店のドアを開けて挨拶しながら入ると、中は小さいが明るく清潔だ。何種類ものうまそうなチーズが入ったガラスケースの向こうで、ベレー帽をかぶった、小じゃれたおじさんが店を切り盛りしている。左側突き当たりの壁の棚には、様々な種類のヨーグルト。ツワツィク(プルーン)入り、桃入り、あんず、ブルーベリー、いちご、木いちご、etc...。ナッツ入りなんていうのもある。プレーンヨーグルトには柔らかいものと固いものがある(この違いを尋ねるのを忘れてしまった。乳酸菌が違うのだろうか)。更に牛乳、バターなど、ありとあらゆる乳製品。あと、大きなビンに入った、半透明の謎の飲料。これは何?
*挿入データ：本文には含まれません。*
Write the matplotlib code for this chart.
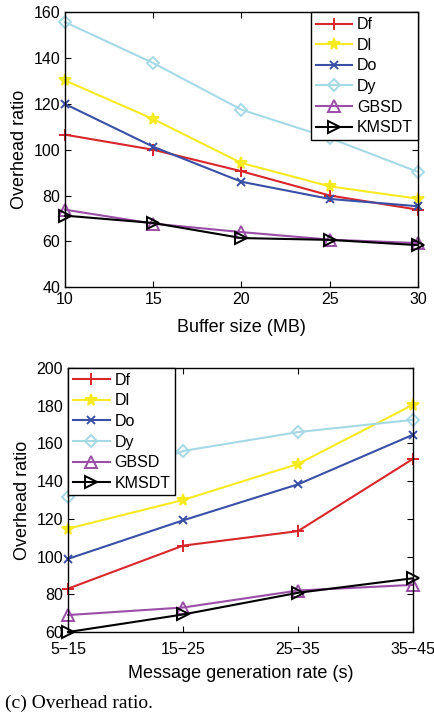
import matplotlib
matplotlib.use('Agg')
import matplotlib.pyplot as plt

plt.rcParams['font.family'] = ['Liberation Sans', 'DejaVu Sans']

series = ['Df', 'Dl', 'Do', 'Dy', 'GBSD', 'KMSDT']

buffer_size = [10, 15, 20, 25, 30]
buf_df = [106.6, 100, 90.6, 80, 73.8]
buf_dl = [130.3, 113.4, 94.2, 84, 78.6]
buf_do = [120, 101.3, 86, 78.5, 75.3]
buf_dy = [155.8, 137.9, 117.5, 105.1, 90.3]
buf_gbsd = [73.8, 67.7, 64, 60.7, 59.2]
buf_kmsdt = [71.2, 68, 61.4, 60.6, 58.3]

rate_labels = ['5\u221215', '15\u221225', '25\u221235', '35\u221245']
rate_df = [83, 105.8, 113.5, 151.8]
rate_dl = [114.8, 130, 149.1, 180.5]
rate_do = [98.8, 119.2, 138.3, 164.6]
rate_dy = [131.8, 156, 166, 172.5]
rate_gbsd = [69, 73, 82, 85]
rate_kmsdt = [60, 69.3, 80.8, 88.5]

styles = {
    'Df': dict(color='#d8262a', marker='+', mfc='none', ms=8),
    'Dl': dict(color='#f6ea21', marker='*', mfc='#f6ea21', ms=8.5),
    'Do': dict(color='#3a4fa6', marker='x', mfc='none', ms=6),
    'Dy': dict(color='#a6d9e6', marker='D', mfc='none', ms=6),
    'GBSD': dict(color='#9a4fa6', marker='^', mfc='none', ms=8),
    'KMSDT': dict(color='black', marker='>', mfc='none', ms=8),
}

fig = plt.figure(figsize=(4.35, 7.17), dpi=100)
ax1 = fig.add_axes([0.1494, 0.5997, 0.8115, 0.3829])
ax2 = fig.add_axes([0.1563, 0.1185, 0.7931, 0.3683])


def draw(ax, x, data, loc):
    for name, y in zip(series, data):
        st = dict(mew=1.4, lw=1.5)
        st.update(styles[name])
        ax.plot(x, y, label=name, **st)
    ax.tick_params(direction='in', top=True, right=True, labelsize=11.5, length=4)
    ax.set_ylabel('Overhead ratio', fontsize=13)
    leg = ax.legend(loc=loc, fancybox=False, edgecolor='black', framealpha=1,
                    fontsize=11.5, handlelength=2.3, borderpad=0.3,
                    labelspacing=0.35, handletextpad=0.3, borderaxespad=0)
    leg.get_frame().set_linewidth(1.0)


draw(ax1, buffer_size, [buf_df, buf_dl, buf_do, buf_dy, buf_gbsd, buf_kmsdt], 'upper right')
ax1.set_xlim(10, 30)
ax1.set_ylim(40, 160)
ax1.set_xticks(buffer_size)
ax1.set_yticks([40, 60, 80, 100, 120, 140, 160])
ax1.set_xlabel('Buffer size (MB)', fontsize=13, labelpad=9)

xr = list(range(len(rate_labels)))
draw(ax2, xr, [rate_df, rate_dl, rate_do, rate_dy, rate_gbsd, rate_kmsdt], 'upper left')
ax2.set_xlim(0, 3)
ax2.set_ylim(60, 200)
ax2.set_xticks(xr)
ax2.set_xticklabels(rate_labels)
ax2.tick_params(axis='x', pad=7)
ax2.set_yticks([60, 80, 100, 120, 140, 160, 180, 200])
ax2.set_xlabel('Message generation rate (s)', fontsize=13, labelpad=6)

for ax in (ax1, ax2):
    for sp in ax.spines.values():
        sp.set_linewidth(1.0)
    for line in ax.lines:
        line.set_clip_on(False)

fig.text(0.012, 0.012, '(c) Overhead ratio.', fontsize=14,
         family=['Liberation Serif', 'DejaVu Serif'])

fig.savefig('out.png', dpi=100)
おじさん:ああ、それはモルケ(乳清)。フルーツ味をつけたものもあるよ。健康にいいんだ
私:おいしい?
おじさん:これ?ふふふっ(あまり美味しくないな)
私:ところで、ずいぶんいろいろなチーズがありますね。みんなここの村でできたんですか?
おじさん:全部というわけではないね。(大きな鏡餅を割ったようなチーズを指さし)これと、これとこれ、それにこれがアンデールのチーズだよ。僕のおすすめは、この「アンデール・グルメ」だな。ハードチーズだけど、良いチョコレートみたいなもんで、滑らかでクリーミー。とっても美味しいよ。こっちのベルクケーゼ(山のチーズの意)もおすすめだ。あとのこれはフランスのチーズ、こっちはイタリアね。この瓶詰めでオリーブオイルに漬けたのも、イタリア。
私:この、ディルの葉を添えてある、白い柔らかそうなチーズは?
おじさん:それは新鮮なヤギのチーズ。それもこの村のだよ
そんな話をしていると店のドアが勢いよく開いて、小学生くらいの子供たちが3人、元気に挨拶しながら入ってきた。彼らはヨーグルトの棚から好きなものを取ると、おじさんにお金を払い、ステンレスの小さなスプーンを受け取って、その場でおしゃべりしながらヨーグルトを食べ始めた。子供たちとおじさんの顔は幸せいっぱいだった。